Laughing All the Way to the Bank

From the Bleeding Edge Blog.

Here’s a memo to my friends in the financial services industry: I could care less what my credit score is.

I don’t lay awake sweating over whether I will be approved for a loan. I don’t worry about how expensive a car I can buy on credit. I don’t even care what my credit score is. Because it is all a gigantic hoax designed to force consumers to pay more in interest than the current rate.

Here’s Credit Score 101:

  • The interest rate you pay for a loan is supposed to in some way reflect the amount of risk the lending institution takes in making the loan. That may have been true when interest rates were in the double digits, but it is not true today. Your credit score is a number made up of fairy dust and greed.
  • Your credit score has little or nothing to do with whether you repay the loan. It has to do with who you friend on Facebook (have the wrong friends, get a worse score); your appearance (long hair on men, tattoos, or other body art will get you a worse score). Use your credit card to get cash, rather than buy products (which reduces the fee the credit card companies receive from the vendor) and your score goes south.
  • Even if you have a perfect payment record, your score will go up if you are divorced, have moved within the last two years, or are otherwise “suspect.”

So what is the credit score really about? In a time when interest rates are hovering around nothing, the financial institutions can’t make money making loans. Consumers still want loans, so someone has to write the agreements. But they hedge their bets by labeling most of us poor credit risks.

“I can write this loan agreement, Mr. Smith, but not at the zero percent interest rate we advertise. No, you have a bad credit score, so I will have to charge you 24 percent annual interest.”

They used to call this usury, and bankers were tarred and feathered for doing it.

You can fight back, as I do. I have been lucky enough to live a long life, and did well with a few investments. I therefore own my home now, free and clear. And my truck. And a few toys. I take vacations every year – which are prepaid so I do not have to sweat the cost or take out a loan.

Honest admission: I have a couple of business loans that I am paying off. Not because I have to, but because I respect the people who gave me the service and were stuck when the business closed. Not my fault, but also not theirs, so I pay them. I was always taught that a business should carry some debt for tax purposes, but would love to hear a tax professional defend that stance today.

Personally, I buy everything with cash, and if I don’t have the cash, I do not buy it. If it is important enough that I want it sooner, I save more. Or put it at the top of the list. I do not borrow money I can’t repay within 30 days, even from friends. And I have stopped making stupid buying decisions, with the exception of the Honda Shadow motorcycle I just bought (and will pay off in less than 20 days). I didn’t get rid of all my impulsive buys, I just put them in order and pay for them in cash.

I keep a credit card with a reasonable limit for emergencies and to rent cars and hotel rooms, but I pay it off every month.
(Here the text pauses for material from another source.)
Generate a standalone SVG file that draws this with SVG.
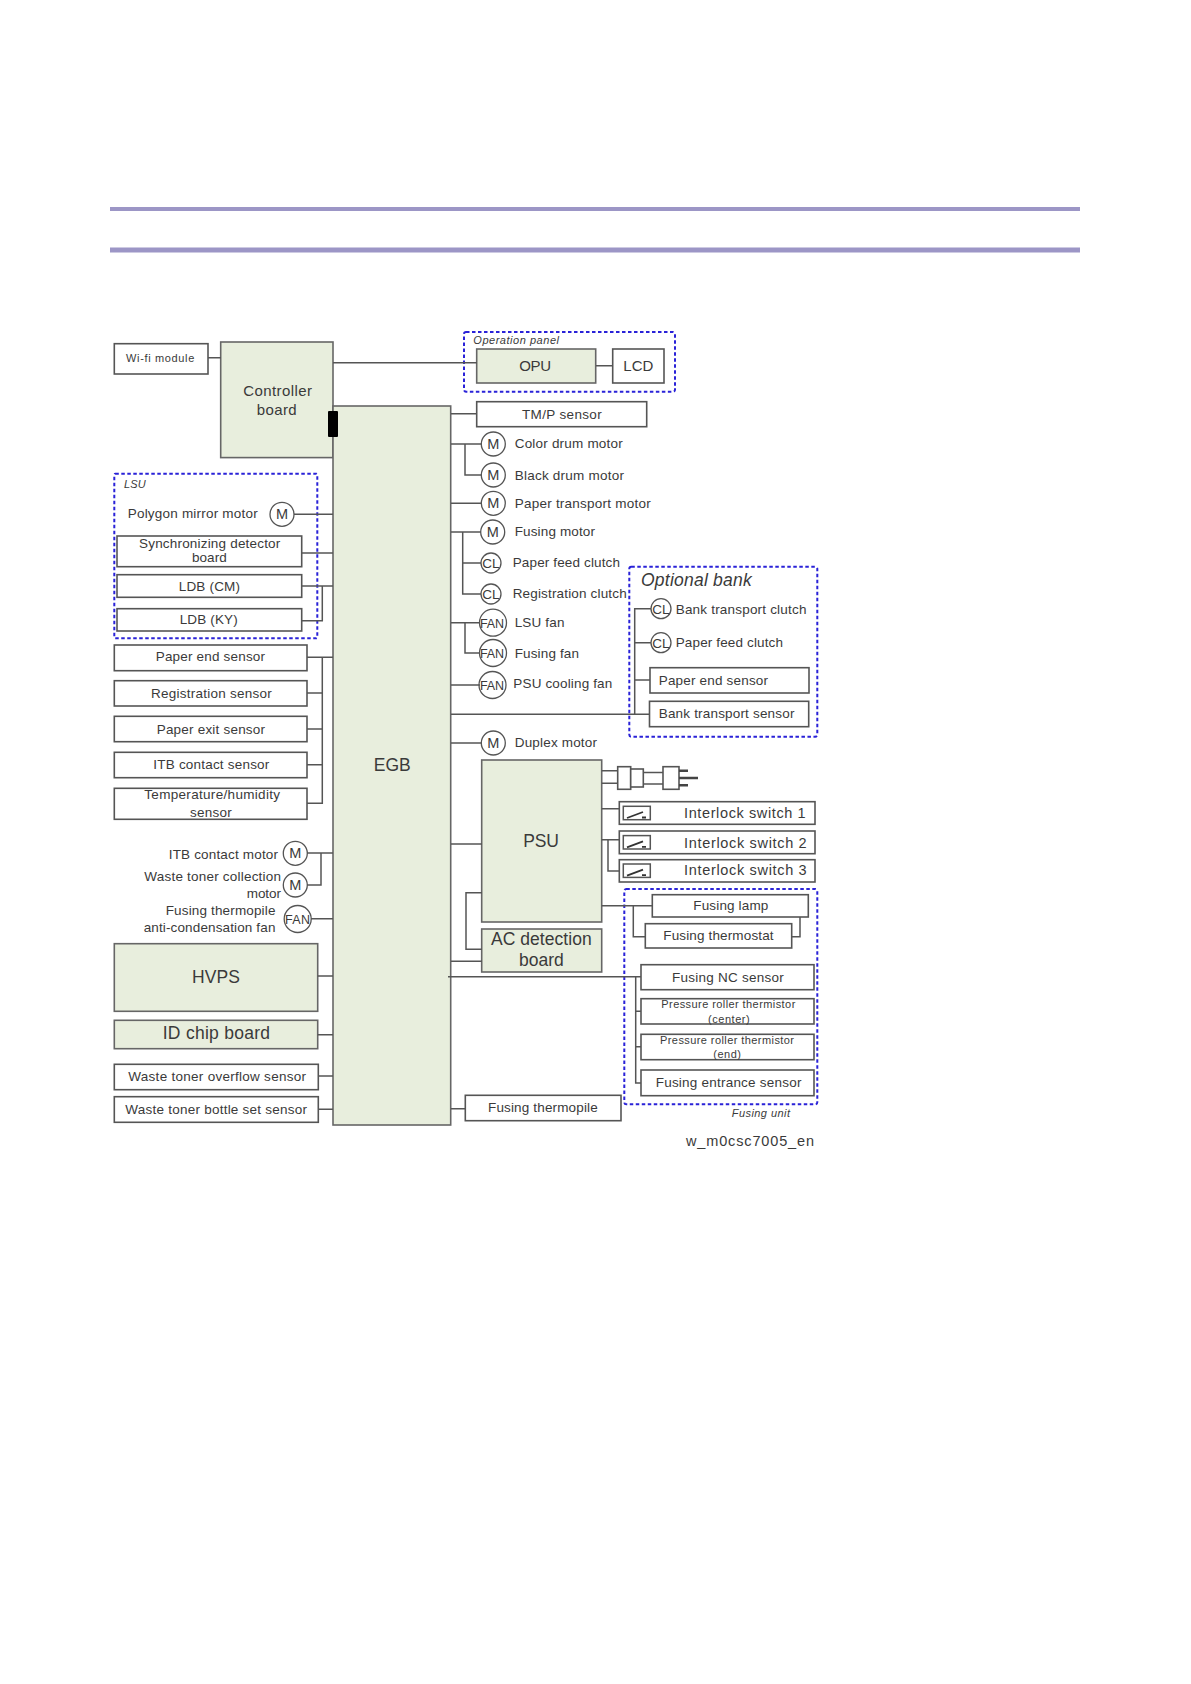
<svg xmlns="http://www.w3.org/2000/svg" width="1191" height="1684" viewBox="0 0 1191 1684">
<style>
text{font-family:"Liberation Sans",Arial,sans-serif;fill:#3a3a3a;font-size:13.5px}
.s{font-size:11px}.i{font-style:italic}
.b{font-size:15px}.l{font-size:17.5px}
.g{font-size:14.500px}.f{font-size:12.500px}
.c{text-anchor:middle}
.box{fill:#fff;stroke:#555;stroke-width:1.6}
.grn{fill:#e8eedd;stroke:#666;stroke-width:1.6}
.cir{fill:#fff;stroke:#555;stroke-width:1.3}
.dash{fill:none;stroke:#2a22d8;stroke-width:2;stroke-dasharray:3.5 2.5}
.con path{fill:none;stroke:#555;stroke-width:1.5}
.con path.pin{stroke-width:2.500;stroke:#444}
.rule{fill:#9c96c6}
.sw{fill:#fff;stroke:#555;stroke-width:1.5}
.swl{fill:none;stroke:#333;stroke-width:1.8}
</style>
<rect class="rule" x="110" y="207" width="970" height="4"/>
<rect class="rule" x="110" y="247.500" width="970" height="5"/>

<g id="rack-controller"><rect class="grn" x="220.700" y="342" width="112.300" height="115.600"/><text x="243.300" y="396" class="b" textLength="68.700">Controller</text><text x="256.700" y="414.700" class="b" textLength="40">board</text></g>
<g id="wifi"><rect class="box" x="114.300" y="343.700" width="93.700" height="30.300"/><text x="126" y="362" class="s" textLength="68.300">Wi-fi module</text></g>
<g id="egb"><rect class="grn" x="333" y="406" width="117.700" height="719"/><text x="373.700" y="770.700" class="l" textLength="37">EGB</text></g>
<g id="connector-block"><rect x="328" y="411" width="10" height="26" rx="1" fill="#000"/></g>

<g id="operation-panel"><rect class="dash" x="464" y="332" width="211" height="59.700" rx="2"/><text x="473.300" y="344.300" class="s i" textLength="85.700">Operation panel</text></g>
<g id="opu"><rect class="grn" x="476.700" y="349" width="119" height="34"/><text x="519.300" y="371" class="b" textLength="31.700">OPU</text></g>
<g id="lcd"><rect class="box" x="612.700" y="349" width="51.300" height="34"/><text x="623.300" y="371" class="b" textLength="30">LCD</text></g>
<g id="tmp"><rect class="box" x="476.700" y="401.700" width="170" height="25"/><text x="522" y="418.700" textLength="79.700">TM/P sensor</text></g>

<g id="color-drum"><circle class="cir" cx="493.300" cy="444" r="12"/><text x="493.300" y="449" class="c g">M</text><text x="514.700" y="448" textLength="108">Color drum motor</text></g>
<g id="black-drum"><circle class="cir" cx="493.300" cy="475" r="12"/><text x="493.300" y="480" class="c g">M</text><text x="514.700" y="480" textLength="109.300">Black drum motor</text></g>
<g id="paper-transport"><circle class="cir" cx="493.300" cy="503.300" r="12"/><text x="493.300" y="508.300" class="c g">M</text><text x="514.700" y="507.700" textLength="136">Paper transport motor</text></g>
<g id="fusing-motor"><circle class="cir" cx="492.700" cy="532" r="12"/><text x="492.700" y="537" class="c g">M</text><text x="514.700" y="536.300" textLength="80.300">Fusing motor</text></g>
<g id="paper-feed-clutch"><circle class="cir" cx="491" cy="563" r="10"/><text x="491" y="568" class="c">CL</text><text x="512.700" y="567.300" textLength="107.300">Paper feed clutch</text></g>
<g id="registration-clutch"><circle class="cir" cx="491" cy="594" r="10"/><text x="491" y="599" class="c">CL</text><text x="512.700" y="598.300" textLength="114">Registration clutch</text></g>
<g id="lsu-fan"><circle class="cir" cx="493" cy="622.700" r="13.500"/><text x="480" y="627.500" class="f" textLength="24">FAN</text><text x="514.700" y="627" textLength="49.700">LSU fan</text></g>
<g id="fusing-fan"><circle class="cir" cx="493" cy="653" r="13.500"/><text x="480" y="657.800" class="f" textLength="24">FAN</text><text x="514.700" y="658" textLength="64.300">Fusing fan</text></g>
<g id="psu-fan"><circle class="cir" cx="492.500" cy="685" r="13.500"/><text x="480" y="689.800" class="f" textLength="24">FAN</text><text x="513.300" y="688.300" textLength="99">PSU cooling fan</text></g>
<g id="duplex"><circle class="cir" cx="493.300" cy="743" r="12"/><text x="493.300" y="748" class="c g">M</text><text x="514.700" y="747" textLength="82.300">Duplex motor</text></g>

<g id="optional-bank"><rect class="dash" x="629.300" y="566.700" width="188" height="170" rx="2"/><text x="641" y="585.700" class="i l" textLength="110.700">Optional bank</text></g>
<g id="bank-clutch"><circle class="cir" cx="661" cy="608.700" r="10"/><text x="661" y="613.700" class="c">CL</text><text x="675.700" y="614" textLength="130.700">Bank transport clutch</text></g>
<g id="bank-feed"><circle class="cir" cx="661" cy="642.700" r="10"/><text x="661" y="647.700" class="c">CL</text><text x="675.700" y="647.300" textLength="107.300">Paper feed clutch</text></g>
<g id="bank-paper-end"><rect class="box" x="650" y="667.700" width="159" height="25.300"/><text x="658.700" y="685" textLength="109.300">Paper end sensor</text></g>
<g id="bank-transport"><rect class="box" x="649.500" y="701.300" width="159.200" height="25.400"/><text x="658.700" y="718.300" textLength="135.700">Bank transport sensor</text></g>

<g id="lsu"><rect class="dash" x="114.300" y="473.700" width="203" height="164.600" rx="1"/><text x="124" y="488" class="s i" textLength="21.700">LSU</text></g>
<g id="polygon"><text x="127.700" y="517.700" textLength="130">Polygon mirror motor</text><circle class="cir" cx="282" cy="514.300" r="12"/><text x="282" y="519.300" class="c g">M</text></g>
<g id="sync"><rect class="box" x="117" y="536" width="184.700" height="30.700"/><text x="139" y="547.700" textLength="141.300">Synchronizing detector</text><text x="192" y="561.700" textLength="34.700">board</text></g>
<g id="ldb-cm"><rect class="box" x="117" y="574.700" width="184.700" height="22.600"/><text x="178.700" y="590.700" textLength="61.300">LDB (CM)</text></g>
<g id="ldb-ky"><rect class="box" x="117" y="608.700" width="184.700" height="22.300"/><text x="179.700" y="624" textLength="58">LDB (KY)</text></g>

<g id="paper-end"><rect class="box" x="114.300" y="645" width="192.700" height="25.700"/><text x="155.700" y="661.300" textLength="109.300">Paper end sensor</text></g>
<g id="registration"><rect class="box" x="114.300" y="680.700" width="192.700" height="25.300"/><text x="151" y="698.300" textLength="120.700">Registration sensor</text></g>
<g id="paper-exit"><rect class="box" x="114.300" y="716.300" width="192.700" height="25.400"/><text x="156.700" y="733.700" textLength="108.300">Paper exit sensor</text></g>
<g id="itb-sensor"><rect class="box" x="114.300" y="752.300" width="192.700" height="25.400"/><text x="153.300" y="769.300" textLength="116">ITB contact sensor</text></g>
<g id="temp"><rect class="box" x="114.300" y="788.300" width="192.700" height="31"/><text x="144.300" y="799.300" textLength="135.700">Temperature/humidity</text><text x="190" y="816.700" textLength="41.700">sensor</text></g>

<g id="itb-motor"><text x="168.700" y="859" textLength="109.300">ITB contact motor</text><circle class="cir" cx="295.300" cy="853.300" r="12"/><text x="295.300" y="858.300" class="c g">M</text></g>
<g id="waste-motor"><text x="144.300" y="881" textLength="136.700">Waste toner collection</text><text x="246.700" y="897.700" textLength="34.300">motor</text><circle class="cir" cx="295.300" cy="885" r="12"/><text x="295.300" y="890" class="c g">M</text></g>
<g id="anti-fan"><text x="165.700" y="915.300" textLength="109.700">Fusing thermopile</text><text x="143.700" y="932" textLength="131.700">anti-condensation fan</text><circle class="cir" cx="297.700" cy="919" r="13.500"/><text x="285" y="923.800" class="f" textLength="25">FAN</text></g>
<g id="hvps"><rect class="grn" x="114.300" y="943.700" width="203.400" height="67.600"/><text x="192" y="982.700" class="l" textLength="48">HVPS</text></g>
<g id="id-chip"><rect class="grn" x="114.300" y="1020.300" width="203.400" height="28.400"/><text x="162.700" y="1039.300" class="l" textLength="107.300">ID chip board</text></g>
<g id="waste-overflow"><rect class="box" x="114.300" y="1064.300" width="204" height="25.400"/><text x="128.300" y="1081.300" textLength="177.700">Waste toner overflow sensor</text></g>
<g id="waste-bottle"><rect class="box" x="114.300" y="1096.700" width="204" height="25.600"/><text x="125.300" y="1113.700" textLength="181.700">Waste toner bottle set sensor</text></g>

<g id="psu"><rect class="grn" x="481.700" y="760" width="120" height="162"/><text x="523.300" y="846.700" class="l" textLength="35.700">PSU</text></g>
<g id="ac"><rect class="grn" x="481.700" y="929" width="120" height="43"/><text x="491" y="945" class="l" textLength="100.700">AC detection</text><text x="519" y="966" class="l" textLength="44.700">board</text></g>
<g id="plug"><rect class="box" x="617.700" y="766.700" width="13" height="22.600"/><rect class="box" x="630.700" y="769" width="12.600" height="18"/><rect class="box" x="663" y="766.700" width="16" height="22.600"/></g>

<g id="interlock-1"><rect class="box" x="619.300" y="801.700" width="195.700" height="22.600"/><rect class="sw" x="623.300" y="806.300" width="27" height="13.400"/><path class="swl" d="M627 818L643 812M642 817.500h4"/><text x="684" y="818" class="g" textLength="121.700">Interlock switch 1</text></g>
<g id="interlock-2"><rect class="box" x="619.300" y="831" width="195.700" height="22.700"/><rect class="sw" x="623.300" y="835.600" width="27" height="13.400"/><path class="swl" d="M627 847.300L643 841.300M642 846.800h4"/><text x="684" y="848" class="g" textLength="122.700">Interlock switch 2</text></g>
<g id="interlock-3"><rect class="box" x="619.300" y="859.700" width="195.700" height="22.300"/><rect class="sw" x="623.300" y="864" width="27" height="13.400"/><path class="swl" d="M627 875.700L643 869.700M642 875.200h4"/><text x="684" y="875.300" class="g" textLength="122.700">Interlock switch 3</text></g>

<g id="fusing-unit"><rect class="dash" x="624.300" y="889" width="193" height="215.300" rx="2"/><text x="731.700" y="1116.700" class="s i" textLength="58.300">Fusing unit</text></g>
<g id="fusing-lamp"><rect class="box" x="652.300" y="894.700" width="156" height="22.300"/><text x="693.300" y="910" textLength="75">Fusing lamp</text></g>
<g id="thermostat"><rect class="box" x="645.300" y="923.700" width="146.400" height="24.300"/><text x="663.300" y="940" textLength="110.300">Fusing thermostat</text></g>
<g id="nc-sensor"><rect class="box" x="641" y="964.700" width="173" height="25"/><text x="672" y="982" textLength="111.700">Fusing NC sensor</text></g>
<g id="pr-center"><rect class="box" x="641" y="998.700" width="173" height="25.300"/><text x="661.300" y="1008.300" class="s" textLength="134">Pressure roller thermistor</text><text x="708" y="1022.700" class="s" textLength="41.700">(center)</text></g>
<g id="pr-end"><rect class="box" x="641" y="1034.300" width="173" height="25.400"/><text x="660" y="1044" class="s" textLength="134">Pressure roller thermistor</text><text x="713.300" y="1058.300" class="s" textLength="27.700">(end)</text></g>
<g id="entrance"><rect class="box" x="641" y="1070" width="173" height="25.700"/><text x="655.700" y="1087.300" textLength="145.700">Fusing entrance sensor</text></g>
<g id="thermopile"><rect class="box" x="465.300" y="1095.300" width="155.700" height="25.400"/><text x="488" y="1112.300" textLength="109.700">Fusing thermopile</text></g>
<text x="686" y="1145.700" class="g" textLength="128">w_m0csc7005_en</text>

<g id="connectors" class="con">
<path d="M208 357.700H221M333 362.700H477M596 365.700H613"/>
<path d="M451 413.700H477M451 444H482M465 444V475H482M451 503.300H482M451 532H481M462.700 532V594H481M462.700 563H481"/>
<path d="M451 622.700H480M465 622.700V653H480M451 685H480M451 714.300H650M634.700 714.300V608.700H651M634.700 642.700H651M634.700 680H650M451 743H482"/>
<path d="M294 514.300H333M301.700 553H333M301.700 586H333M301.700 620.700H322.300V586"/>
<path d="M307 657.300H333M307 693H322.300M307 729H322.300M307 764.700H322.300M307 803.300H322.300V657.300"/>
<path d="M307 853H333M307 885H321V853M311 918.700H333M317.700 976H333M317.700 1034.700H333M318.300 1076H333M318.300 1109.300H333"/>
<path d="M451 844H482M482 892.700H466V949.300H482M451 961.300H482M448 976.700H641M635.700 976.700V1083H641M635.700 1011.300H641M635.700 1046.700H641M451 1108.700H465"/>
<path d="M601.700 770.700H618M601.700 783.300H618M643.300 772.500H663M643.300 784H663"/>
<path class="pin" d="M679 770.700H688M679 778H698M679 785.300H688"/>
<path d="M601.700 808.700H619.300M601.700 839.700H619.300M608 839.700V871H619.300"/>
<path d="M601.700 905.700H652.300M633.300 905.700V936.700H645.300M800 917V936.700H791.700"/>
</g>
</svg>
I am not the only person who is moving to this debt-free and credit-score ambivalent mindset. If you listen to financial guru Dave Ramsey (www.daveramsey.com), you will hear the rhyme and reason of financial responsibility and living debt free. I don’t agree with everything he advocates, but I do agree with about 88 percent of it. I didn’t use his plan to settle my life, because I was already well on my way out of debt when I learned of him. But his system works, and you should take a hard look at it.

So I do not pay any site for credit reports. I could care less what my report says, what phony score they assign to me, or what they think of me. I have been looked down upon by far better people than they are. As for my bank account, I monitor it online every day so I can tell immediately if there is something going on. And keep as little money in my bank account as I can.

The bottom line is this: if you work, you can become debt free much faster than you believe possible. And have the life you want without ever going into debt again. And you will feel much better for doing so.